((

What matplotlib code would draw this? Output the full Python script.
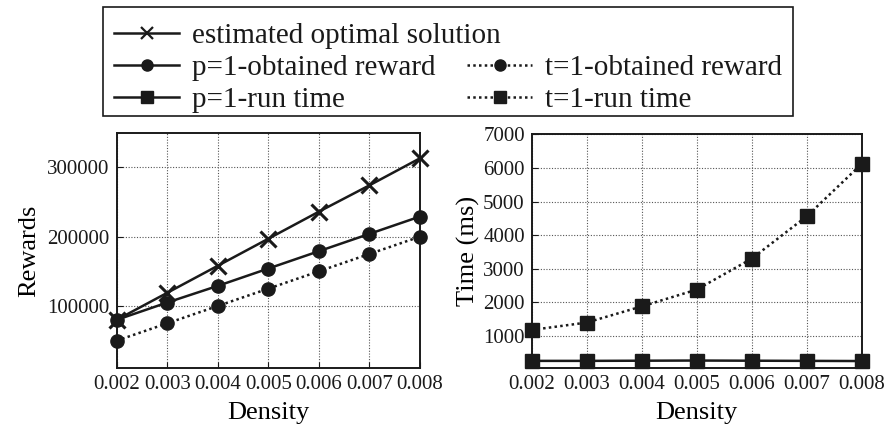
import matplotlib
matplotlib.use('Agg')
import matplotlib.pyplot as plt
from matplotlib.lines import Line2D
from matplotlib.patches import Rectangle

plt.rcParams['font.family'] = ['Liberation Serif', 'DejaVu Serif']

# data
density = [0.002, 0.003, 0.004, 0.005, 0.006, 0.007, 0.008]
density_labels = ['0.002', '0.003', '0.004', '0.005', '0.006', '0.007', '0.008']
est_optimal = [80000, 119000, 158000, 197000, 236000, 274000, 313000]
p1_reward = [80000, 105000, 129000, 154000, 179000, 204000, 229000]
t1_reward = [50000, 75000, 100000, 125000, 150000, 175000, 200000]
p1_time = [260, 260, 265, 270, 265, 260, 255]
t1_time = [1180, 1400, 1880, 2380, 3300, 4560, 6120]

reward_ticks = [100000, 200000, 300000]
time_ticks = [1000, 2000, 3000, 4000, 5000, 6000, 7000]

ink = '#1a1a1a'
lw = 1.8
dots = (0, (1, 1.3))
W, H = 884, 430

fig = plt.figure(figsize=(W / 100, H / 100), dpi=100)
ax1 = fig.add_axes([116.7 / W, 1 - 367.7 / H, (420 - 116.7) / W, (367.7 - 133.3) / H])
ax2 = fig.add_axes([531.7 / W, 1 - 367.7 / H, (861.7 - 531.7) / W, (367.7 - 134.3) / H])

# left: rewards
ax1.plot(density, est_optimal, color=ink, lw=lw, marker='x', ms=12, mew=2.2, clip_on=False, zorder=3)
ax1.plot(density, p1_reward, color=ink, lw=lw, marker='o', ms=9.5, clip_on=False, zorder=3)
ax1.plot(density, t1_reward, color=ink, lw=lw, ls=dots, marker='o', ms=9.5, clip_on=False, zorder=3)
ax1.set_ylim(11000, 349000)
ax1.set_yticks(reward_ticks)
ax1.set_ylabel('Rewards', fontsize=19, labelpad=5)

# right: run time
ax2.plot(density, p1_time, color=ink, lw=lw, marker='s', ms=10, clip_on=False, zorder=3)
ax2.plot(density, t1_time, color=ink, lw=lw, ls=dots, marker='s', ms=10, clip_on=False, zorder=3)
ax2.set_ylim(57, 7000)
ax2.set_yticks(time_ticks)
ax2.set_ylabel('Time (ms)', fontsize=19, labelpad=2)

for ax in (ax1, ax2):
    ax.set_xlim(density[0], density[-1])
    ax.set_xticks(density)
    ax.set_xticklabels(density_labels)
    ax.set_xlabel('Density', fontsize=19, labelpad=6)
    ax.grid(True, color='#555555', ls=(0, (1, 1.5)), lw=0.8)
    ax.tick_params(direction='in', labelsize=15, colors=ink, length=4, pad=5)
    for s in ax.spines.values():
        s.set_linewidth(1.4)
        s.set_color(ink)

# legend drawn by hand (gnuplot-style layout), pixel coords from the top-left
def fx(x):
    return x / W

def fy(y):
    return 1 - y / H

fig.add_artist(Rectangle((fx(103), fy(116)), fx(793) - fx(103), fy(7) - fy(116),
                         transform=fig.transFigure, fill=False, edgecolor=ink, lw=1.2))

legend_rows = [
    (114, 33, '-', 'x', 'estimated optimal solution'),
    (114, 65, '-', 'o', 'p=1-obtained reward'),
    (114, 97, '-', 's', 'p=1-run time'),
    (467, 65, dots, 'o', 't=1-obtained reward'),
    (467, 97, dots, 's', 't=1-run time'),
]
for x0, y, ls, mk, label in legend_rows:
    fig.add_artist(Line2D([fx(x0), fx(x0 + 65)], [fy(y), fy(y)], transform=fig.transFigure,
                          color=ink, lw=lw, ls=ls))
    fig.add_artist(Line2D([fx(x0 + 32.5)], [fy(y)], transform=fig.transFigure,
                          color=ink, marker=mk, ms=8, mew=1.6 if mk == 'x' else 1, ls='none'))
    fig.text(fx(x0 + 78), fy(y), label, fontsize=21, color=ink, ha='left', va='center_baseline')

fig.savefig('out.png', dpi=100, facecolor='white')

))

> **Written task**
Repeat the full listing above exactly, with no pictures in the copy.

> **Task result**
What matplotlib code would draw this? Output the full Python script.
import matplotlib
matplotlib.use('Agg')
import matplotlib.pyplot as plt
from matplotlib.lines import Line2D
from matplotlib.patches import Rectangle

plt.rcParams['font.family'] = ['Liberation Serif', 'DejaVu Serif']

# data
density = [0.002, 0.003, 0.004, 0.005, 0.006, 0.007, 0.008]
density_labels = ['0.002', '0.003', '0.004', '0.005', '0.006', '0.007', '0.008']
est_optimal = [80000, 119000, 158000, 197000, 236000, 274000, 313000]
p1_reward = [80000, 105000, 129000, 154000, 179000, 204000, 229000]
t1_reward = [50000, 75000, 100000, 125000, 150000, 175000, 200000]
p1_time = [260, 260, 265, 270, 265, 260, 255]
t1_time = [1180, 1400, 1880, 2380, 3300, 4560, 6120]

reward_ticks = [100000, 200000, 300000]
time_ticks = [1000, 2000, 3000, 4000, 5000, 6000, 7000]

ink = '#1a1a1a'
lw = 1.8
dots = (0, (1, 1.3))
W, H = 884, 430

fig = plt.figure(figsize=(W / 100, H / 100), dpi=100)
ax1 = fig.add_axes([116.7 / W, 1 - 367.7 / H, (420 - 116.7) / W, (367.7 - 133.3) / H])
ax2 = fig.add_axes([531.7 / W, 1 - 367.7 / H, (861.7 - 531.7) / W, (367.7 - 134.3) / H])

# left: rewards
ax1.plot(density, est_optimal, color=ink, lw=lw, marker='x', ms=12, mew=2.2, clip_on=False, zorder=3)
ax1.plot(density, p1_reward, color=ink, lw=lw, marker='o', ms=9.5, clip_on=False, zorder=3)
ax1.plot(density, t1_reward, color=ink, lw=lw, ls=dots, marker='o', ms=9.5, clip_on=False, zorder=3)
ax1.set_ylim(11000, 349000)
ax1.set_yticks(reward_ticks)
ax1.set_ylabel('Rewards', fontsize=19, labelpad=5)

# right: run time
ax2.plot(density, p1_time, color=ink, lw=lw, marker='s', ms=10, clip_on=False, zorder=3)
ax2.plot(density, t1_time, color=ink, lw=lw, ls=dots, marker='s', ms=10, clip_on=False, zorder=3)
ax2.set_ylim(57, 7000)
ax2.set_yticks(time_ticks)
ax2.set_ylabel('Time (ms)', fontsize=19, labelpad=2)

for ax in (ax1, ax2):
    ax.set_xlim(density[0], density[-1])
    ax.set_xticks(density)
    ax.set_xticklabels(density_labels)
    ax.set_xlabel('Density', fontsize=19, labelpad=6)
    ax.grid(True, color='#555555', ls=(0, (1, 1.5)), lw=0.8)
    ax.tick_params(direction='in', labelsize=15, colors=ink, length=4, pad=5)
    for s in ax.spines.values():
        s.set_linewidth(1.4)
        s.set_color(ink)

# legend drawn by hand (gnuplot-style layout), pixel coords from the top-left
def fx(x):
    return x / W

def fy(y):
    return 1 - y / H

fig.add_artist(Rectangle((fx(103), fy(116)), fx(793) - fx(103), fy(7) - fy(116),
                         transform=fig.transFigure, fill=False, edgecolor=ink, lw=1.2))

legend_rows = [
    (114, 33, '-', 'x', 'estimated optimal solution'),
    (114, 65, '-', 'o', 'p=1-obtained reward'),
    (114, 97, '-', 's', 'p=1-run time'),
    (467, 65, dots, 'o', 't=1-obtained reward'),
    (467, 97, dots, 's', 't=1-run time'),
]
for x0, y, ls, mk, label in legend_rows:
    fig.add_artist(Line2D([fx(x0), fx(x0 + 65)], [fy(y), fy(y)], transform=fig.transFigure,
                          color=ink, lw=lw, ls=ls))
    fig.add_artist(Line2D([fx(x0 + 32.5)], [fy(y)], transform=fig.transFigure,
                          color=ink, marker=mk, ms=8, mew=1.6 if mk == 'x' else 1, ls='none'))
    fig.text(fx(x0 + 78), fy(y), label, fontsize=21, color=ink, ha='left', va='center_baseline')

fig.savefig('out.png', dpi=100, facecolor='white')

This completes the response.